Last month, it started work on the Serbian section of South Stream.
Gazprom Deputy Chairman Alexander Medvedev told a Brussels meeting that all 63 billion cubic metres (bcm) of gas that will flow through the link had found buyers.
Addressing the same meeting, a senior Commission official said EU authorities were working to find a legal solution to South Stream but it would take time.
"In all openness and frankness, the South Stream link will not operate in the territory of the European Union if it's not in compliance with EU law," said Klaus-Dieter Borchardt, director of the Internal Energy Market in the energy department of the European Commission.
"I can only reiterate our willingness to work constructively," he said. "It will take not months; it will take maybe two years."
The difficulties concern tariffs and EU legislation, known as the Third Energy Package, that says the owner of resources cannot also own the infrastructure through which they are shipped.
Borchardt agreed with Medvedev that Commission law did not stop Gazprom from building its pipeline.
But he said Gazprom could not: "Hand a baby to us and then say, 'Now how can we operate it in accordance with the Third Energy Package?'"
Relations have deteriorated since the Commission announced it was investigating Gazprom on suspicions that the company has hindered the free flow of gas across Europe and imposed unfair prices in some cases.

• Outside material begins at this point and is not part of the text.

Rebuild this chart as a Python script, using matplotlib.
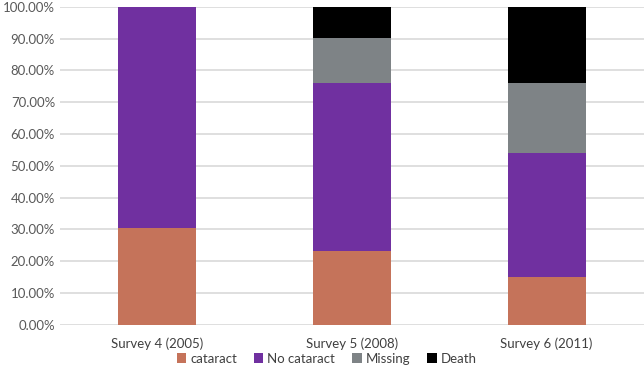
import numpy as np
import matplotlib
matplotlib.use("Agg")
import matplotlib.pyplot as plt
from matplotlib.ticker import PercentFormatter

# Data (percent of each survey)
surveys = ["Survey 4 (2005)", "Survey 5 (2008)", "Survey 6 (2011)"]
cataract = [30.4, 23.2, 15.2]
no_cataract = [69.6, 52.9, 38.9]
missing = [0.0, 14.1, 21.9]
death = [0.0, 9.8, 24.0]

series = [
    ("cataract", cataract, "#C5735A"),
    ("No cataract", no_cataract, "#7030A0"),
    ("Missing", missing, "#7E8386"),
    ("Death", death, "#000000"),
]

plt.rcParams["font.family"] = ["Lato", "DejaVu Sans"]

fig = plt.figure(figsize=(6.44, 3.8), dpi=100)
ax = fig.add_axes([0.093, 0.145, 0.907, 0.837])

x = np.arange(len(surveys))
bottom = np.zeros(len(surveys))
for name, vals, color in series:
    vals = np.array(vals)
    ax.bar(x, vals, width=0.4, bottom=bottom, color=color, label=name, zorder=3)
    bottom += vals

ax.set_xlim(-0.5, 2.5)
ax.set_ylim(0, 100)
ax.set_yticks(np.arange(0, 101, 10))
ax.yaxis.set_major_formatter(PercentFormatter(decimals=2))
ax.set_xticks(x)
ax.set_xticklabels(surveys)
ax.grid(axis="y", color="#D9D9D9", linewidth=1.2, zorder=0)
for s in ax.spines.values():
    s.set_visible(False)
ax.tick_params(length=0, colors="#595959", labelsize=9.5)
ax.tick_params(axis="x", pad=9, labelcolor="#404040")

ax.legend(loc="center", bbox_to_anchor=(0.457, -0.106), ncol=4, frameon=False,
          fontsize=9.5, handlelength=0.7, handleheight=0.7, handletextpad=0.3,
          columnspacing=1.3, labelcolor="#404040")

fig.savefig("out.png", dpi=100)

EU Competition Commissioner Joaquin Almunia said on Wednesday that Gazprom had offered concessions to stave off those charges.
The interest of both Russia and the European Union in alternative gas supply routes dates back to a series of disputes between Russia and Ukraine over unpaid gas bills, notably in early 2009 when gas deliveries into the European Union were seriously disrupted.
While Russia has focused on alternative supply routes, the European Union has also sought alternative suppliers.